2.1.5 is running perfectly. Upgrading to the very latest RC 2.2 seems to migrate fine, but upon boot won't pass any traffic except icmp.
Have tried both paravirtualized nic drivers, as well as the e1000 drivers. No change.
I did try a bare bones install of rc2.2 in a new vm using e1000 drivers, and with very minimal configuration it did appear to work correctly. So it seems that some aspect of the migrated configuration is causing problems. I haven't had a chance yet to figure out what portion.
Will probably try disabling the offloaded checksum calc first (it's easy), and if that doesn't fix it, start removing components of the existing config to see what is causing issues.

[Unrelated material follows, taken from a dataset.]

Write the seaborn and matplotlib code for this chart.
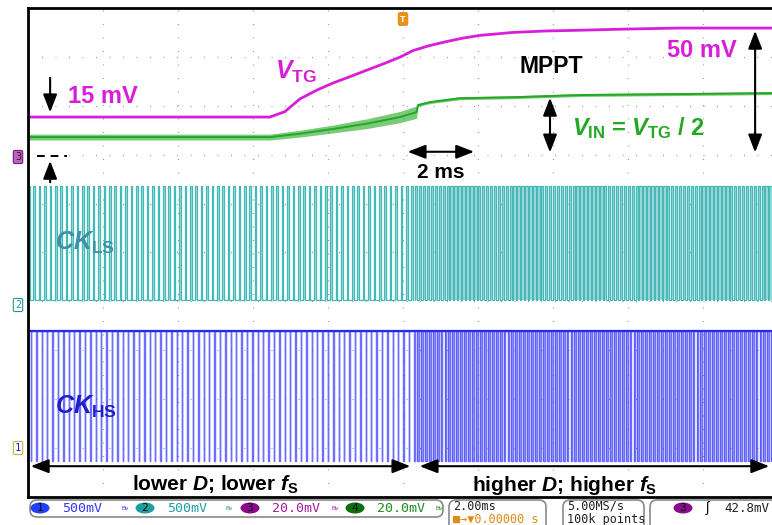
import numpy as np
import pandas as pd
import matplotlib
matplotlib.use('Agg')
import matplotlib.pyplot as plt
from matplotlib.patches import FancyBboxPatch, Ellipse
from matplotlib.transforms import IdentityTransform
import seaborn as sns

# ---- data (time in ms, trigger at 0) ----
# V_TG (ch3) and V_IN (ch4), mV above the shared ground marker, 20 mV/div
t_vtg = [-10.0, -3.55, -3.15, -2.75, -2.3, -1.87, -1.4, -0.96, -0.5, -0.08, 0.27, 0.7,
         1.17, 1.6, 2.05, 2.93, 3.8, 4.72, 6.0, 7.39, 10.0]
v_tg = [16.4, 16.4, 18.6, 23.8, 27.4, 30.3, 33.0, 35.6, 38.3, 40.9, 43.6, 45.6,
        47.3, 48.7, 49.8, 51.0, 51.6, 51.9, 52.4, 52.8, 52.8]

t_vin = [-10.0, -3.55, -2.75, -1.87, -0.96, -0.08, 0.36, 0.40, 0.72, 1.52, 2.93, 4.72, 7.39, 10.0]
v_in = [8.2, 8.2, 9.6, 11.5, 13.7, 16.4, 18.4, 21.3, 22.5, 24.1, 24.5, 25.4, 25.8, 26.2]
v_in_ripple = [1.2, 1.2, 1.4, 1.6, 2.0, 2.3, 2.5, 0.6, 0.6, 0.6, 0.6, 0.6, 0.6, 0.6]

ch3_ground_div = 6.95
mv_per_div = 20.0

# clocks: lower fs before the step, higher fs after it
t_step = 0.32
clk_period = [0.144, 0.105]
ls_width = [0.045, 0.065]
hs_width = [0.015, 0.05]
ls_levels = (4.03, 6.36)   # low, high (div)
hs_levels = (0.74, 3.39)

MAGENTA = '#D81ED8'
GREEN = '#22A822'
TEAL = '#45B8B8'
BLUE = '#4A4AFF'

sns.set_theme(style='white')
plt.rcParams['font.family'] = ['Liberation Sans', 'DejaVu Sans']
plt.rcParams['mathtext.fontset'] = 'custom'
plt.rcParams['mathtext.rm'] = 'Liberation Sans:bold'
plt.rcParams['mathtext.it'] = 'Liberation Sans:italic:bold'
plt.rcParams['mathtext.bf'] = 'Liberation Sans:bold'

fig = plt.figure(figsize=(7.72, 5.25), dpi=100)
ax = fig.add_axes([28 / 772, 28 / 525, 750 / 772, 489 / 525])
ax.set_xlim(-10, 10)
ax.set_ylim(0, 10)
ax.set_xticks(np.arange(-10, 11, 2))
ax.set_yticks(np.arange(0, 11, 1))
ax.tick_params(length=0, labelbottom=False, labelleft=False)
ax.set_axisbelow(True)
ax.grid(True, color='#9a9a9a', lw=0.9, linestyle=(0, (0.8, 10)))
for side in ['top', 'left', 'bottom']:
    ax.spines[side].set_color('black')
    ax.spines[side].set_linewidth(2)
ax.spines['right'].set_visible(False)


def to_div(mv):
    return ch3_ground_div + np.asarray(mv) / mv_per_div


def pulse_train(starts, width, base, peak):
    xs = np.repeat(np.column_stack([starts, starts + width]).ravel(), 2)
    ys = np.tile([base, peak, peak, base], len(starts))
    return xs, ys


# ---- CK_LS (ch2) ----
for k, (a, b) in enumerate([(-10.0, t_step), (t_step, 10.2)]):
    starts = np.arange(a, b, clk_period[k])
    xs, ys = pulse_train(starts, ls_width[k], ls_levels[0], ls_levels[1])
    ax.fill_between(xs, ls_levels[0], ys, color='#A6DADA', lw=0)
    ax.plot(xs, ys, color=TEAL, lw=0.9)

# ---- CK_HS (ch1), low-going pulses ----
for k, (a, b) in enumerate([(-10.0, t_step), (t_step, 10.2)]):
    starts = np.arange(a + clk_period[k] / 2, b, clk_period[k])
    xs, ys = pulse_train(starts, hs_width[k], hs_levels[1], hs_levels[0])
    if k == 1:
        ax.fill_between(xs, hs_levels[1], ys, color='#A9A9F4', lw=0)
    ax.plot(xs, ys, color=BLUE, lw=1.0, alpha=0.8)
ax.axhline(hs_levels[1], color='#2828E8', lw=1.6)

# ---- V_TG and V_IN ----
df_tg = pd.DataFrame({'t': t_vtg, 'div': to_div(v_tg)})
df_in = pd.DataFrame({'t': t_vin, 'div': to_div(v_in)})
lo = to_div(np.array(v_in) - np.array(v_in_ripple))
hi = to_div(np.array(v_in) + np.array(v_in_ripple))
ax.fill_between(t_vin, lo, hi, color=GREEN, alpha=0.6, lw=0)
sns.lineplot(data=df_in, x='t', y='div', color=GREEN, lw=1.4, ax=ax)
sns.lineplot(data=df_tg, x='t', y='div', color=MAGENTA, lw=2.0, ax=ax)
ax.set_xlabel('')
ax.set_ylabel('')

# ---- annotations ----
arrow = dict(arrowstyle='-|>,head_length=0.9,head_width=0.35', color='black', lw=1.5)
arrow2 = dict(arrowstyle='<|-|>,head_length=0.9,head_width=0.35', color='black', lw=1.5)

ax.annotate('', xy=(-9.41, 7.81), xytext=(-9.41, 8.63), arrowprops=arrow)
ax.plot([-9.76, -8.96], [6.97, 6.97], color='black', lw=1.4, ls=(0, (4, 3)))
ax.annotate('', xy=(-9.41, 6.93), xytext=(-9.41, 6.38), arrowprops=arrow)
ax.text(-8.93, 8.18, '15 mV', color=MAGENTA, fontsize=17, fontweight='bold', va='center')
ax.text(-3.41, 8.69, r'$V_{\rm TG}$', color=MAGENTA, fontsize=18, va='center')
ax.text(3.95, 8.81, 'MPPT', color='black', fontsize=16.5, fontweight='bold', ha='center', va='center')
ax.text(7.04, 9.14, '50 mV', color=MAGENTA, fontsize=17, fontweight='bold', va='center')
ax.annotate('', xy=(9.76, 9.15), xytext=(10.6, 9.15), annotation_clip=False,
            arrowprops=dict(arrowstyle='-|>,head_length=0.9,head_width=0.35', color=MAGENTA, lw=1.5))
ax.annotate('', xy=(9.39, 9.59), xytext=(9.39, 6.99), arrowprops=arrow2)
ax.annotate('', xy=(3.92, 8.22), xytext=(3.92, 6.99), arrowprops=arrow2)
ax.text(4.51, 7.55, r'$V_{\rm IN}$ = $V_{\rm TG}$ / 2', color=GREEN, fontsize=17,
        fontweight='bold', va='center')
ax.annotate('', xy=(0.05, 7.06), xytext=(1.97, 7.06), arrowprops=arrow2)
ax.text(1.01, 6.64, '2 ms', color='black', fontsize=15, fontweight='bold', ha='center', va='center')

ax.text(-9.28, 5.19, r'$CK_{\rm LS}$', color='#3A92A4', fontsize=18, va='center')
ax.text(-9.28, 1.84, r'$CK_{\rm HS}$', color='#1F1FCC', fontsize=18, va='center')

ax.annotate('', xy=(-10.0, 0.63), xytext=(0.27, 0.63), annotation_clip=False, arrowprops=arrow2)
ax.annotate('', xy=(0.37, 0.63), xytext=(9.84, 0.63), annotation_clip=False, arrowprops=arrow2)
ax.text(-5.01, 0.24, r'lower $D$; lower $f_{\rm S}$', color='black', fontsize=15,
        fontweight='bold', ha='center', va='center')
ax.text(4.32, 0.24, r'higher $D$; higher $f_{\rm S}$', color='black', fontsize=15,
        fontweight='bold', ha='center', va='center')

# ---- scope chrome (pixel coords, y from top) ----
ID = IdentityTransform()
H = 525
mono = ['DejaVu Sans Mono', 'DejaVu Sans']


def ptext(x, y, s, **kw):
    fig.text(x, H - y, s, transform=ID, **kw)


# channel ground markers
ptext(18, 157, '3', fontsize=7.5, color='#4B004B', ha='center', va='center', family=mono,
      bbox=dict(boxstyle='round,pad=0.15', fc='#B868B8', ec='#7A1A7A', lw=0.8))
ptext(18, 305, '2', fontsize=7.5, color='#1E9A9A', ha='center', va='center', family=mono,
      bbox=dict(boxstyle='round,pad=0.15', fc='white', ec='#1E9A9A', lw=0.8))
ptext(18, 448, '1', fontsize=7.5, color='#2020CC', ha='center', va='center', family=mono,
      bbox=dict(boxstyle='round,pad=0.15', fc='white', ec='#C8B040', lw=0.8))
# trigger position marker
ptext(403, 19, 'T', fontsize=6.5, color='white', fontweight='bold', ha='center', va='center',
      bbox=dict(boxstyle='round,pad=0.2', fc='#E8921C', ec='#E8921C'))

boxes = [(30, 500, 413, 17), (449, 500, 97, 40), (563, 500, 81, 40), (650, 500, 160, 40)]
for x0, y0, w, h in boxes:
    fig.patches.append(FancyBboxPatch((x0, H - y0 - h), w, h, transform=ID,
                                      boxstyle='round,pad=0,rounding_size=7',
                                      fc='white', ec='#8a8a8a', lw=1.2))

chans = [(40, '1', '#2040FF', '500mV', '#3535FF'),
         (145, '2', '#1E9E9E', '500mV', '#1E9E9E'),
         (250, '3', '#8A0A8A', '20.0mV', '#A020A0'),
         (355, '4', '#0A6E0A', '20.0mV', '#1E8E1E')]
for cx, num, badge, scale, tc in chans:
    fig.patches.append(Ellipse((cx, H - 508), 19, 11, transform=ID, fc=badge, ec='none'))
    ptext(cx, 508, num, fontsize=8, color='#101010', ha='center', va='center', family=mono)
    ptext(cx + 22, 508, scale, fontsize=9.5, color=tc, va='center', family=mono)
    ptext(cx + 81, 508, 'Bv', fontsize=4.5, color=tc, va='center')

ptext(453, 506, '2.00ms', fontsize=8.5, color='#202020', va='center', family=mono)
ptext(453, 519, '\u25a0\u2192\u25bc0.00000 s', fontsize=8.5, color='#E08A10', va='center', family=mono)
ptext(567, 506, '5.00MS/s', fontsize=8.5, color='#202020', va='center', family=mono)
ptext(567, 519, '100k points', fontsize=8.5, color='#202020', va='center', family=mono)
fig.patches.append(Ellipse((683, H - 508), 19, 11, transform=ID, fc='#8A0A8A', ec='none'))
ptext(683, 508, '3', fontsize=8, color='#101010', ha='center', va='center', family=mono)
ptext(707, 508, '\u0283', fontsize=10, color='#101010', ha='center', va='center')
ptext(724, 508, '42.8mV', fontsize=9, color='#202020', va='center', family=mono)

fig.savefig('out.png', dpi=100)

Moderately simple pfsense system config. No modules, no vlans. Does have 1 wan and two lan ports (running as emX), multiple ports forwards, schedules, logging. It's running as a pure fw appliance. So, dns/dhcp, sip/asterisk, vpn/strongswan, etc, all running on different internal hosts.
If necessary I can certainly build the whole config again…
-
@johnkeates:
I posted this in a different thread, I hope it's okay to semi-double post
You're more than welcome to cross-post solutions across however many threads are relevant. :) There are probably a dozen different threads around here on this same root issue. Feel free to post it in however many threads are relevant. Many people only follow specific threads and may miss a fix for the same problem posted in a different thread otherwise.
pf does have a history of breaking checksums in certain areas, though I can't say I've seen any of that recently outside of this particular issue with Xen. It's probably a combination of pf+xn from the sound of your description. Can take our /tmp/rules.debug file, copy it over to stock FreeBSD, kldload pf && pfctl -f rules.debug (assuming stock system has same NICs) and see what happens. I'm definitely curious on the results.